The most important structural elements for accessibility are:
- Headings and sub-headings
These are the blocks of text that make up the bulk of most documents. By default, new text you type into Word is given the 'Normal' style (Home > Styles).
However, unformatted text pasted into Word may not have have any style at all. You will need to apply the 'Normal' style to all the paragraphs in the document.
If you want to change the look of any of the styles here:
- on the Home tab, right-click the panel in the 'Style Gallery'
- pick Modify...
- set the font, size, colour etc.
Your custom style will then apply automatically to the relevant parts of your document. You only have to do this once for each style.
Headings and sub-headings
Don't be tempted to select the text of your heading, enlarge the font, then bold it! This gives it a visual style, but assistive software will be unable to tell it apart from normal paragraph text.
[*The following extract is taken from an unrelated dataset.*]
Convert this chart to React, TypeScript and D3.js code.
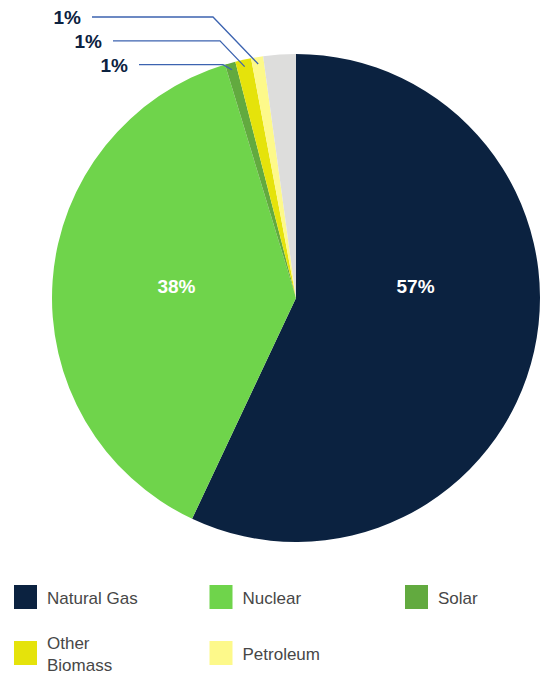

You must apply a Heading style. If it's the main title of the document, give it the style Heading 1.
Again, you can modify the size, colour etc within the Style Gallery on the Home tab. This is the safest and most consistent way to style your document.
Section headings should be Heading 2.
So that the document has a logical hierarchy, sub-sections within this should be set to Heading 3. Begin the next high-level section with a new Heading 2.
More good reasons to set the headings
In a longer document, once you've set the headings:
- Word generates a contents list which you can opt to insert: no laborious manual build, nor amendments when you update the document.
- You can quickly navigate the document using the Navigation Pane.
Tables should be simple and carefully built, otherwise they can be confusing when read aloud by software.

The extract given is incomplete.